Sementara itu, kementerian pendidikan akan membuat laporan tentang bagaimana melanjutkan kurikulum dengan rekomendasi baru itu dalam waktu delapan pekan. Sedangkan laporan lain oleh Kementerian Keamanan Publik akan datang dalam pengaturan kunjungan lapangan.


Pada Oktober lalu, pengadilan Israel memutuskan bahwa do'a Yahudi di Masjid al Aqsha tidak dapat dianggap sebagai tindakan kriminal jika tetap dilakukan dengan diam, karena tidak akan melanggar instruksi polisi. Meskipun, hal itu melanggar ketentuan perjanjian dengan Yordania, yang merupakan penjaga/wali situs suci umat Islam di Yerusalem Timur.

Sebuah gerakan Yahudi sayap kanan yang berkembang telah menyerukan agar Israel mengambil kendali penuh atas al Aqsa, dengan alasan bahwa situs itu harus menjadi situs suci khusus Yahudi.

Sementara para aktivis sayap kanan telah berulang kali menyerbu kompleks al Aqsa. Hal itu telah memicu kekhawatiran jika pemerintah Israel akan memperkuat kendalinya atas situs tersuci ketiga dalam Islam tersebut.

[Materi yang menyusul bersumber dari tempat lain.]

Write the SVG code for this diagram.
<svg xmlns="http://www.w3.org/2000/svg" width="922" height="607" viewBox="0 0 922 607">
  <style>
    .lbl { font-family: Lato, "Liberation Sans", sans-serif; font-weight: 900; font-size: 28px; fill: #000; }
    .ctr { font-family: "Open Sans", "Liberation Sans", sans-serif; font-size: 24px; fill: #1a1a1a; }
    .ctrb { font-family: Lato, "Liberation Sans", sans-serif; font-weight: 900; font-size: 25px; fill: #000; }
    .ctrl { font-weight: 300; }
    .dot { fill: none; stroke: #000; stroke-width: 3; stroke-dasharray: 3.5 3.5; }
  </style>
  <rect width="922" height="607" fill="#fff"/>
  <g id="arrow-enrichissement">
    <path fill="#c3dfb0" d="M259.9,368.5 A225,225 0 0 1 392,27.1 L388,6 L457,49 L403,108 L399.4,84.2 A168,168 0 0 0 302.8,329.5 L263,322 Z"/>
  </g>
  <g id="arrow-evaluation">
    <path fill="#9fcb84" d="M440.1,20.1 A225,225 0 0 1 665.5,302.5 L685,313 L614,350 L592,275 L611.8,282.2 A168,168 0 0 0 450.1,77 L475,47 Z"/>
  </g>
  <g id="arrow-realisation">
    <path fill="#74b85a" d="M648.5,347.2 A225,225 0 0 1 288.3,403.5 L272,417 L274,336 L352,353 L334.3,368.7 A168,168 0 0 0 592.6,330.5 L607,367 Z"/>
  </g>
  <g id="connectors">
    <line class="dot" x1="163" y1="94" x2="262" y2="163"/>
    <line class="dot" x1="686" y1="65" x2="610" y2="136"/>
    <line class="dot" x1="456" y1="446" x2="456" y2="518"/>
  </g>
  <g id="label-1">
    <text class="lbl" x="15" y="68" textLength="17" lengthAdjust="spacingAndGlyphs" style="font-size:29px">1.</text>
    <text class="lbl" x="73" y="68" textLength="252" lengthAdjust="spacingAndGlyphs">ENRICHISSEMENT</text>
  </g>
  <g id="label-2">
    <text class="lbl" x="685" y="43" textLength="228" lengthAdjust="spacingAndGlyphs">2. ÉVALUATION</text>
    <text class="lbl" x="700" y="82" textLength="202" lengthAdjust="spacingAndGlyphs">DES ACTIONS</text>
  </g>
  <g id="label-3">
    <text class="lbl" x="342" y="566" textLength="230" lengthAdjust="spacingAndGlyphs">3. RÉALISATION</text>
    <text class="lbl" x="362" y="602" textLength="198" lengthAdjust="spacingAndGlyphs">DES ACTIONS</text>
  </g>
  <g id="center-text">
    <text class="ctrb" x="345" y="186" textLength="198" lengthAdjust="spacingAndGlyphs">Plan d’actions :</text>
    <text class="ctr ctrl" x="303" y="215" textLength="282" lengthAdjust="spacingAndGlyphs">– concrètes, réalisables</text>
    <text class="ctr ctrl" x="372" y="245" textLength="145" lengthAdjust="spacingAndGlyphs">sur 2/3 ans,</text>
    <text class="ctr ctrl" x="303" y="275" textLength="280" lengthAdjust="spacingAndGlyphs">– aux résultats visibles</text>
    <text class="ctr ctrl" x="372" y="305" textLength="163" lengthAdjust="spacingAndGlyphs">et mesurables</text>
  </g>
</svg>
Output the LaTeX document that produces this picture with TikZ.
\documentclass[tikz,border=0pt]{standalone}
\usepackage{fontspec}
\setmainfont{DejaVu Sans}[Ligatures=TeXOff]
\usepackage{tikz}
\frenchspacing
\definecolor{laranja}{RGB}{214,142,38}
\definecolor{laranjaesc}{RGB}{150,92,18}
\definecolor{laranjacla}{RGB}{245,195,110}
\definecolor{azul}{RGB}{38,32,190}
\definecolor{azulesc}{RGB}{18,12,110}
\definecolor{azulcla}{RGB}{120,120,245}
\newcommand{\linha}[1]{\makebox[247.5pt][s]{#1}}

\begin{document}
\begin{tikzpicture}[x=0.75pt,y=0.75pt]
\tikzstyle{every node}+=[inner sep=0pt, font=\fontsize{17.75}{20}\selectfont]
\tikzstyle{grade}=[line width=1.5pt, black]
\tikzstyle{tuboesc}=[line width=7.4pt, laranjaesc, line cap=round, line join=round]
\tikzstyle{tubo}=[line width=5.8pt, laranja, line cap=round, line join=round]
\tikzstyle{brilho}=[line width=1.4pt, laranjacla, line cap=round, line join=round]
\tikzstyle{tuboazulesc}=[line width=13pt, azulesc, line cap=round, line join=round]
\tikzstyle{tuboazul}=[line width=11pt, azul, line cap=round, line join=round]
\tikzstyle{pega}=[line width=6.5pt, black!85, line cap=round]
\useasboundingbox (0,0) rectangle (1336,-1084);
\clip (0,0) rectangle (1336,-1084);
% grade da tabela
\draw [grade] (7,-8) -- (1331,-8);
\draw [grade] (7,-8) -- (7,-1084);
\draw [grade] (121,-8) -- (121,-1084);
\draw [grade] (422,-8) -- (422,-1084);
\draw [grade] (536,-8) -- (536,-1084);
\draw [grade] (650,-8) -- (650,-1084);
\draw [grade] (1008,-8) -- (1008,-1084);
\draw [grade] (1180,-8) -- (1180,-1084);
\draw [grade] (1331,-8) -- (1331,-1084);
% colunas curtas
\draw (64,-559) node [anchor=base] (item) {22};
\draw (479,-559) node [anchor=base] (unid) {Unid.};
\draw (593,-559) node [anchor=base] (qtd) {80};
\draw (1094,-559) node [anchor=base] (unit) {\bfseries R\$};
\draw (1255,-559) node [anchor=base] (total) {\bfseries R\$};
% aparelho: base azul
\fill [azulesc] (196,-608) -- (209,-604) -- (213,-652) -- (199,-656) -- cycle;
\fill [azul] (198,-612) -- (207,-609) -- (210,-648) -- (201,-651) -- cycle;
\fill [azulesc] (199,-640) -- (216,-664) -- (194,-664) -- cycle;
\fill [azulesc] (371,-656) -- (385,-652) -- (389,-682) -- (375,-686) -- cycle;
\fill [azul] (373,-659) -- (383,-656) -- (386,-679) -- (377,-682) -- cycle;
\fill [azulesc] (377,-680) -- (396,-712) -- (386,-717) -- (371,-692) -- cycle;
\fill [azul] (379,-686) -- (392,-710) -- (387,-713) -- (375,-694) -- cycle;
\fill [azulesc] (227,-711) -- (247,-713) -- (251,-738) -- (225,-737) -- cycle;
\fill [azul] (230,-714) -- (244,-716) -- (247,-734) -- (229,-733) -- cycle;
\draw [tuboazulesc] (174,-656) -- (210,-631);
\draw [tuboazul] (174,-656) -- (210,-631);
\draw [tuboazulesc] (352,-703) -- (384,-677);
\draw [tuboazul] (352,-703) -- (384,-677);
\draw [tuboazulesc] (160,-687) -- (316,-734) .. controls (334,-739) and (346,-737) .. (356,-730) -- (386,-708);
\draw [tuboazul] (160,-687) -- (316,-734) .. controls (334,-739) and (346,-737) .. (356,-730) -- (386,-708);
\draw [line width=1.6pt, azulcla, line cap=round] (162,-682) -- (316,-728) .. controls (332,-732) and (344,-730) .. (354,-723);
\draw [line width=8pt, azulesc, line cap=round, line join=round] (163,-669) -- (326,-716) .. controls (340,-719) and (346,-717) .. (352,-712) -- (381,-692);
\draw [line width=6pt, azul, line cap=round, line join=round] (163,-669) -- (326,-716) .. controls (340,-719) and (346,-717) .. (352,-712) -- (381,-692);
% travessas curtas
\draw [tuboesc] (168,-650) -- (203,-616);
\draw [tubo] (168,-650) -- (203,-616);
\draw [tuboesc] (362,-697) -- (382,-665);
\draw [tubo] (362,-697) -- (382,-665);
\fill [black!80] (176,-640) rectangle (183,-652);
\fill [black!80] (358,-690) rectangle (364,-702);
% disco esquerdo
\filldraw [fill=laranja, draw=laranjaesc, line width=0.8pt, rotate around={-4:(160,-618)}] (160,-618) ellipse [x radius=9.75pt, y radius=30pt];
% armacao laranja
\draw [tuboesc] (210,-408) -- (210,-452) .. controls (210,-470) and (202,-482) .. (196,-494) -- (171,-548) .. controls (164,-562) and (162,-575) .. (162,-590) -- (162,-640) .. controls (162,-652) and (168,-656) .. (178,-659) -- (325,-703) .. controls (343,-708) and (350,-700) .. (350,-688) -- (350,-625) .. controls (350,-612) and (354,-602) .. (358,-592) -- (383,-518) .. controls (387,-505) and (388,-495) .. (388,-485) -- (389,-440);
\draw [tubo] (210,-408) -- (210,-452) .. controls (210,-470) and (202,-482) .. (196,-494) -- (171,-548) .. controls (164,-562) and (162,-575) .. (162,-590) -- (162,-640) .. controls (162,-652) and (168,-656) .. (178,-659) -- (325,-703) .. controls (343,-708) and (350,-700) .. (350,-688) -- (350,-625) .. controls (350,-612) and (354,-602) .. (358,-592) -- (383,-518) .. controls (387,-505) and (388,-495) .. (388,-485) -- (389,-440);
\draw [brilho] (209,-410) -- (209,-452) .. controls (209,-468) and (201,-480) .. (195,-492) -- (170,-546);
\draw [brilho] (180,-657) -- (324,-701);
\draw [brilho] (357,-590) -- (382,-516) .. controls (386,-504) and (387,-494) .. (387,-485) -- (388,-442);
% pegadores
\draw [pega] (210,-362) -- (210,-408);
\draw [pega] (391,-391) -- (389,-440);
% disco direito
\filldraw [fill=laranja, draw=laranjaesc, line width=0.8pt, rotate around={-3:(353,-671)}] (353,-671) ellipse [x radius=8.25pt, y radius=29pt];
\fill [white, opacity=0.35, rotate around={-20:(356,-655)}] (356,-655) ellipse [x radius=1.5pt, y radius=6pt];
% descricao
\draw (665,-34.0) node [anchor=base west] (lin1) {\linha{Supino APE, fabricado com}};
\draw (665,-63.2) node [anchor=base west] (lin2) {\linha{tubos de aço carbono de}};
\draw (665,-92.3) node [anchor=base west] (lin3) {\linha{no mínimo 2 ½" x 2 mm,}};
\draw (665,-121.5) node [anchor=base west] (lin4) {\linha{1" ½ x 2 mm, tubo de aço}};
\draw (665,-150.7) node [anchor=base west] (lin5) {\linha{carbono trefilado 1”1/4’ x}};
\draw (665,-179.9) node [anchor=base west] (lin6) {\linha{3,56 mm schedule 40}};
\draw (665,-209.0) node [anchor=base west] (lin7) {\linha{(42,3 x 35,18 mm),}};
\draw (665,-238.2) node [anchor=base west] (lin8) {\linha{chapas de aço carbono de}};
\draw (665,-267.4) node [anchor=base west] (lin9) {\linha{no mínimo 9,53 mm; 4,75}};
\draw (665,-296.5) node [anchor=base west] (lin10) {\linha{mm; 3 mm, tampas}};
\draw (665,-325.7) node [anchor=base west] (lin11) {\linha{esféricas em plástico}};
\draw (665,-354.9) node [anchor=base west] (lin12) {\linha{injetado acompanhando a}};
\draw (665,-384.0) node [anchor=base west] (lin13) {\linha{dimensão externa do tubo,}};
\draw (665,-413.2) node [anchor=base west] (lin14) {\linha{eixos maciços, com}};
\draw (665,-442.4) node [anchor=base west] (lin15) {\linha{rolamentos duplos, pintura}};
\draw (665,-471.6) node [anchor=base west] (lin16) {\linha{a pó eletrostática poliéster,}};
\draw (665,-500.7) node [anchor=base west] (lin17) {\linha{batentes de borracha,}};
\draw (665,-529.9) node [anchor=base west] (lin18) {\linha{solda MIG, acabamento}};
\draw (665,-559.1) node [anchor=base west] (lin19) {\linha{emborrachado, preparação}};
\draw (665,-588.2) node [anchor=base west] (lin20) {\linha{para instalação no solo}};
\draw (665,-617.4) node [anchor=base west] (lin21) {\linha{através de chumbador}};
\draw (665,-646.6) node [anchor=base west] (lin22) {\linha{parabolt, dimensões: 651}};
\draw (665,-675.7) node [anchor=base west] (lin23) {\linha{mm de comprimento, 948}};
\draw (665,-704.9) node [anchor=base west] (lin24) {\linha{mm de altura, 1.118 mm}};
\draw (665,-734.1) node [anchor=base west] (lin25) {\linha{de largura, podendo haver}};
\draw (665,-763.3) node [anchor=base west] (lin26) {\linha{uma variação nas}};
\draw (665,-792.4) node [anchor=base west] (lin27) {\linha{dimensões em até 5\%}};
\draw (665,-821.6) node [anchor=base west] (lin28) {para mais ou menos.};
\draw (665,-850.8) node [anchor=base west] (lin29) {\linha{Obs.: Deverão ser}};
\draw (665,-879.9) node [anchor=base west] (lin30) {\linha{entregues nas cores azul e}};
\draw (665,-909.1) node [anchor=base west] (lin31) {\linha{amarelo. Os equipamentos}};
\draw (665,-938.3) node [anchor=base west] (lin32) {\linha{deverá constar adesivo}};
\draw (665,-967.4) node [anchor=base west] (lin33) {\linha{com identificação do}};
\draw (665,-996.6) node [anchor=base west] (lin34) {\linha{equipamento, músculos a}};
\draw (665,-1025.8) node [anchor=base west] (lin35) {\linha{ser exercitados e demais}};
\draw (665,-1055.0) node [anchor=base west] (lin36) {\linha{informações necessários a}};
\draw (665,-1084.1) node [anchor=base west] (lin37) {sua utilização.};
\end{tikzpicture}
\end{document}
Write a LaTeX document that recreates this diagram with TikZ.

Seorang menteri Israel pada Senin (22/11) bahkan menyerukan agar detektor logam di gerbang masjid Al-Aqsa di Kota Tua Yerusalem Timur kembali dipasang. Intruksi ini keluar setelah seorang warga Palestina dan seorang warga Israel dari Afrika Selatan tewas dalam insiden penembakan pada Ahad (21/11).

Menteri Komunikasi Israel, Yoaz Hendel mengatakan bahwa Israel harus memastikan bahwa tidak ada orang bersenjata yang memasuki Yerusalem. "Soal metal detector harus dikaji ulang. Kami sudah menyerah pada ini di masa lalu dan tidak mungkin untuk menyerah di masa depan," katanya dilansir dari Middle East Eye, Selasa (23/11).

Israel memasang detektor logam pada musim panas 2017 di gerbang lapangan terbuka Haram al-Sharif, yang dikenal orang Yahudi sebagai Temple Mount. Tetapi langkah itu dikecam oleh orang-orang Palestina, yang pada saat itu menolak memasuki kompleks itu melalui penghalang Israel sebagai protes.

Tindakan itu dilakukan setelah tiga warga Palestina Israel, dari kota Oum al-Fahm, menembak dua penjaga keamanan Israel di dekat gerbang Al-Aqsa pada Juli 2017.

Israel harus melepas detektor logam di tengah meningkatnya protes di Yerusalem dan peringatan dari intelijen Israel tentang eskalasi di Tepi Barat yang diduduki.